Rasanya saya ingin mengambil batu dari neraka untuk menyumpal mulut sopir pikap sialan ini. Tapi sebelum sempat saya mencari batu, korban kecelakaan ikut buka suara, dan mencoba menjelaskan sambil menahan kesakitan, “Saya memang tidak kenal dengan mas itu (sambil menunjuk ke arah saya). Kami tadi jalan sendiri-sendiri. Tiba-tiba ada kucing lewat, terus saya berusaha mengendalikan motor biar tidak nabrak kucing. Tapi akibatnya malah saya jatuh.”
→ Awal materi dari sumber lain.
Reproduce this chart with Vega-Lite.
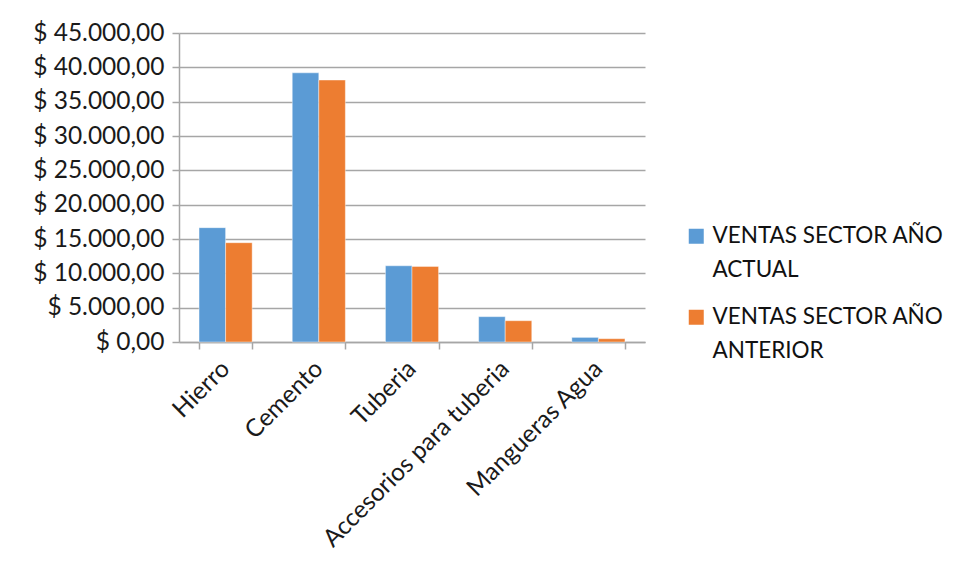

Setelah mendengar penjelasan itu, sopir pikap tampaknya mulai percaya. “Kucing!” katanya kemudian.
Setelah itu, mungkin karena merasa bersalah akibat ngamuk-ngamuknya barusan, sopir pikap tampak memperhatikan si korban kecelakaan, dan menyarankan agar ke rumah sakit untuk mendapat perawatan. Dia bersedia mengantar.
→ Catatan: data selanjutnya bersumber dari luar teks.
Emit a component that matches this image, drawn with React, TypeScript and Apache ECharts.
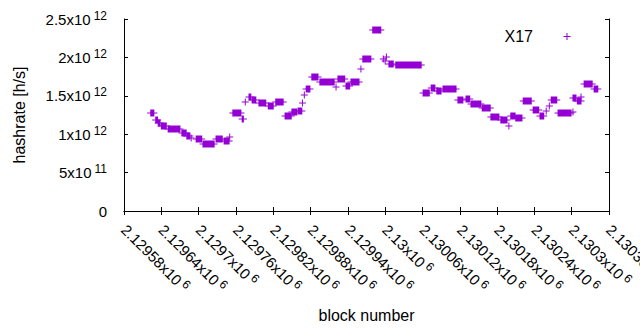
import React, { useEffect, useRef } from "react";
import * as echarts from "echarts";

// Runs of consecutive X17 blocks sharing one hashrate estimate
const blockStart = [
  2129623, 2129631, 2129635, 2129640, 2129651, 2129673, 2129681, 2129688, 2129696, 2129707,
  2129728, 2129741, 2129750, 2129755, 2129770, 2129775, 2129781, 2129786, 2129797, 2129812,
  2129824, 2129839, 2129850, 2129860, 2129867, 2129870, 2129873, 2129882, 2129895, 2129921,
  2129924, 2129937, 2129945, 2129961, 2129964, 2129980, 2129997, 2130000, 2130002, 2130006,
  2130017, 2130061, 2130074, 2130083, 2130093, 2130117, 2130130, 2130138, 2130156, 2130170,
  2130186, 2130199, 2130202, 2130210, 2130222, 2130238, 2130249, 2130259, 2130264, 2130267,
  2130278, 2130302, 2130302, 2130309, 2130315, 2130320, 2130336,
];
const blockEnd = [
  2129628, 2129634, 2129638, 2129648, 2129670, 2129680, 2129686, 2129688, 2129705, 2129725,
  2129738, 2129749, 2129750, 2129768, 2129772, 2129775, 2129784, 2129792, 2129808, 2129820,
  2129836, 2129849, 2129858, 2129866, 2129867, 2129870, 2129879, 2129892, 2129918, 2129921,
  2129935, 2129943, 2129958, 2129961, 2129977, 2129993, 2129997, 2130000, 2130002, 2130013,
  2130058, 2130071, 2130080, 2130090, 2130114, 2130125, 2130136, 2130154, 2130169, 2130183,
  2130196, 2130199, 2130209, 2130220, 2130235, 2130247, 2130255, 2130259, 2130264, 2130276,
  2130299, 2130302, 2130307, 2130315, 2130315, 2130333, 2130342,
];
const hashrate = [
  1.272e12, 1.185e12, 1.146e12, 1.107e12, 1.064e12, 1.016e12, 0.983e12, 0.955e12, 0.944e12, 0.866e12,
  0.931e12, 0.911e12, 0.967e12, 1.272e12, 1.204e12, 1.419e12, 1.488e12, 1.445e12, 1.4e12, 1.367e12,
  1.413e12, 1.243e12, 1.283e12, 1.302e12, 1.402e12, 1.51e12, 1.589e12, 1.741e12, 1.686e12, 1.62e12,
  1.715e12, 1.624e12, 1.686e12, 1.845e12, 1.975e12, 2.357e12, 1.975e12, 1.953e12, 2.01e12, 1.914e12,
  1.901e12, 1.533e12, 1.597e12, 1.556e12, 1.585e12, 1.439e12, 1.458e12, 1.393e12, 1.341e12, 1.224e12,
  1.191e12, 1.107e12, 1.233e12, 1.217e12, 1.428e12, 1.311e12, 1.237e12, 1.302e12, 1.367e12, 1.445e12,
  1.272e12, 1.29e12, 1.471e12, 1.426e12, 1.48e12, 1.65e12, 1.585e12,
];

const seriesName = "X17";
const xMin = 2129580;
const xMax = 2130360;
const xStep = 60;
const yMin = 0;
const yMax = 2.5e12;
const yStep = 5e11;

const PURPLE = "#9400d3";
const FONT = "'Liberation Sans', Arial, sans-serif";
const FS = 15;
const FT = 16;

function sci(v: number): string {
  if (v === 0) return "{m|0}";
  const exp = Math.floor(Math.log10(Math.abs(v)) + 1e-9);
  const mant = parseFloat((v / Math.pow(10, exp)).toPrecision(6)).toString();
  return "{m|" + mant + "x10}{e|" + exp + "}";
}

const rich = {
  m: { fontSize: FS, fontFamily: FONT, color: "#000" },
  e: { fontSize: 12, fontFamily: FONT, color: "#000", padding: [0, 0, 7, 3] },
};

export default function App() {
  const ref = useRef<HTMLDivElement>(null);
  useEffect(() => {
    if (!ref.current) return;
    const chart = echarts.init(ref.current, null, { renderer: "svg" });
    const data = blockStart.map((s, i) => [s, blockEnd[i], hashrate[i]]);
    const tickStyle = { show: true, inside: true, length: 4, lineStyle: { color: "#000", width: 1 } };
    const lineStyle = { show: true, lineStyle: { color: "#000", width: 1 } };
    chart.setOption({
      animation: false,
      backgroundColor: "#fff",
      grid: {
        left: 124,
        right: 31,
        top: 19,
        bottom: 119,
        containLabel: false,
        outerBoundsMode: "none",
      },
      legend: {
        data: [{ name: seriesName, icon: "path://M3,0H4V3H7V4H4V7H3V4H0V3H3Z" }],
        right: 69.5,
        top: 28.5,
        align: "right",
        itemWidth: 58,
        itemHeight: 7,
        symbolKeepAspect: true,
        padding: 0,
        selectedMode: false,
        textStyle: { fontSize: FT, fontFamily: FONT, color: "#000" },
      },
      xAxis: [
        {
          type: "value",
          min: xMin,
          max: xMax,
          interval: xStep,
          position: "bottom",
          axisLine: lineStyle,
          axisTick: tickStyle,
          splitLine: { show: false },
          axisLabel: {
            rotate: -45,
            margin: 16,
            formatter: (v: number) => sci(v),
            rich,
          },
          name: "block number",
          nameLocation: "middle",
          nameGap: 96,
          nameTextStyle: { fontSize: FT, fontFamily: FONT, color: "#000" },
        },
        {
          type: "value",
          min: xMin,
          max: xMax,
          interval: xStep,
          position: "top",
          axisLine: lineStyle,
          axisTick: tickStyle,
          axisLabel: { show: false },
          splitLine: { show: false },
        },
      ],
      yAxis: [
        {
          type: "value",
          min: yMin,
          max: yMax,
          interval: yStep,
          position: "left",
          axisLine: lineStyle,
          axisTick: tickStyle,
          splitLine: { show: false },
          axisLabel: { margin: 17, formatter: (v: number) => sci(v), rich },
          name: "hashrate [h/s]",
          nameLocation: "middle",
          nameGap: 97,
          nameTextStyle: { fontSize: FT, fontFamily: FONT, color: "#000" },
        },
        {
          type: "value",
          min: yMin,
          max: yMax,
          interval: yStep,
          position: "right",
          axisLine: lineStyle,
          axisTick: tickStyle,
          axisLabel: { show: false },
          splitLine: { show: false },
        },
      ],
      series: [
        {
          name: seriesName,
          type: "custom",
          xAxisIndex: 0,
          yAxisIndex: 0,
          itemStyle: { color: PURPLE },
          encode: { x: [0, 1], y: 2 },
          data,
          renderItem: (params: any, api: any) => {
            const a = api.coord([api.value(0), api.value(2)]);
            const b = api.coord([api.value(1), api.value(2)]);
            const h = 3.5;
            const y = Math.round(a[1]);
            return {
              type: "group",
              children: [
                {
                  type: "rect",
                  shape: { x: a[0] - 0.5, y: y - h, width: b[0] - a[0] + 1, height: 2 * h },
                  style: { fill: PURPLE },
                },
                {
                  type: "rect",
                  shape: { x: a[0] - h, y: y - 0.5, width: b[0] - a[0] + 2 * h, height: 1 },
                  style: { fill: PURPLE },
                },
              ],
            };
          },
        },
      ],
    });
    return () => chart.dispose();
  }, []);
  return (
    <div
      ref={ref}
      style={{ position: "fixed", left: 0, top: 0, width: 640, height: 330, background: "#fff" }}
    />
  );
}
Akhirnya, kami menggotong korban kecelakaan ke bak pikap, membaringkannya di sana. Sementara motornya kami titipkan pada salah satu toko yang bersedia.
Sampai di situ, saya pikir urusan selesai, dan saya akan melanjutkan perjalanan untuk mencari makan malam. Tapi sopir pikap tadi meminta saya agar menemaninya ke rumah sakit. “Biar ada saksi, kalau-kalau saya nanti dituduh menabraknya!” ujarnya.
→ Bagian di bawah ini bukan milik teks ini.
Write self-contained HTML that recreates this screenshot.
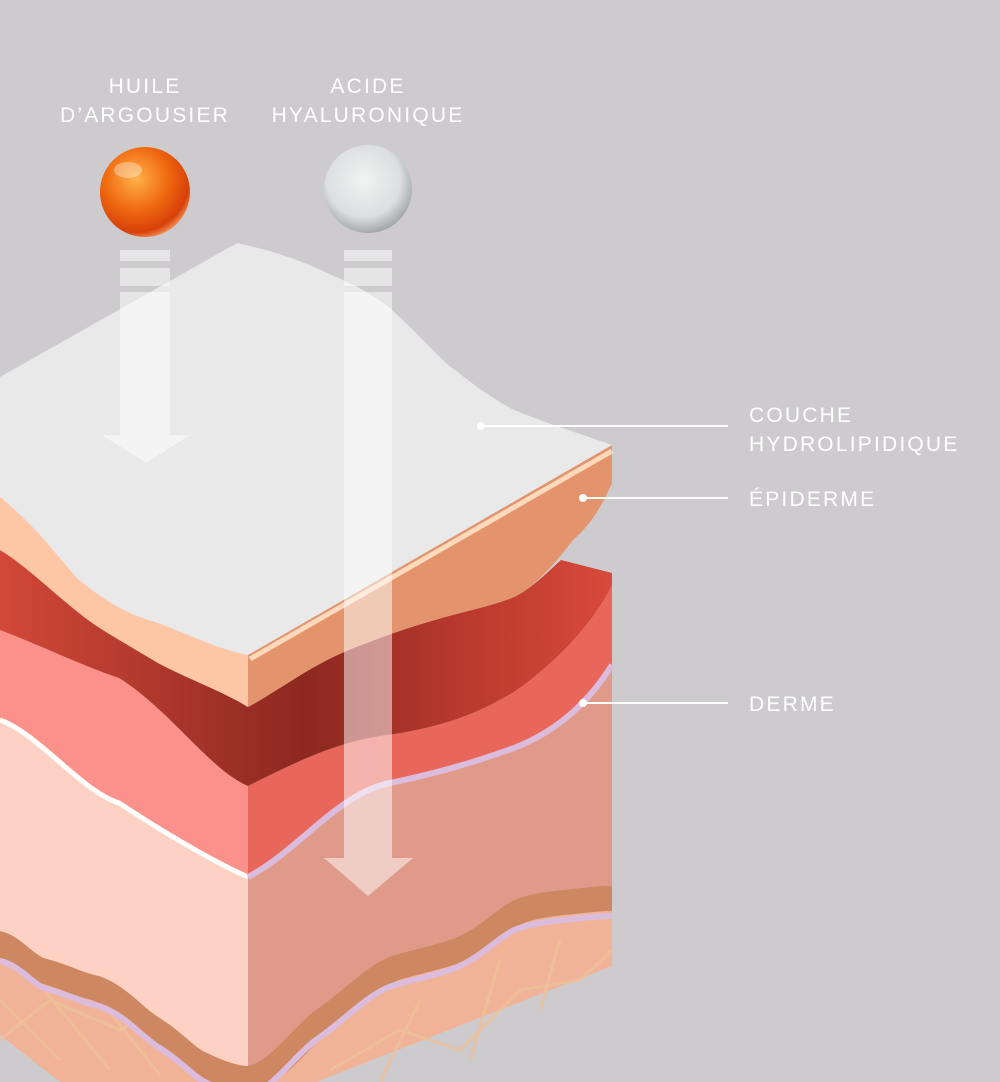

Meski agak dongkol, saya merasa tidak punya pilihan, jadi saya pun menurut. “Saya mengikuti dari belakang.”
Sopir pikap itu membawa si korban kecelakaan ke rumah sakit terdekat, dan saya membuntuti dari belakang dengan motor.
Sesampai di rumah sakit, kami menghubungi IGD, dan si korban kecelakaan dipindah ke brankar. Kami menjelaskan apa yang terjadi pada pihak rumah sakit, dan mereka tampak langsung paham.
Korban kecelakaan tadi masih sadar, dan bisa diajak berbicara. Jadi, saat dia akan didorong masuk, saya pamitan, “Mas, saya tinggal tidak apa-apa, ya.”
“Iya, Mas,” sahutnya. “Biar nanti saya hubungi keluarga saya. Terima kasih sudah mengantar ke sini.”
Setelah itu, sopir pikap ikut pamitan, dan dia mengatakan sesuatu yang tidak saya sangka-sangka, “Lain kali, Mas, kalau nemu kucing di jalanan gitu, tabrak saja! Daripada malah masuk rumah sakit gini. Kucing!”
Saya merasa, sopir pikap ini tipe orang yang kalau ngomong tidak boleh didebat. Jadi saya diam saja, dan melangkah perlahan menuju motor di parkiran... untuk melanjutkan rencana makan malam.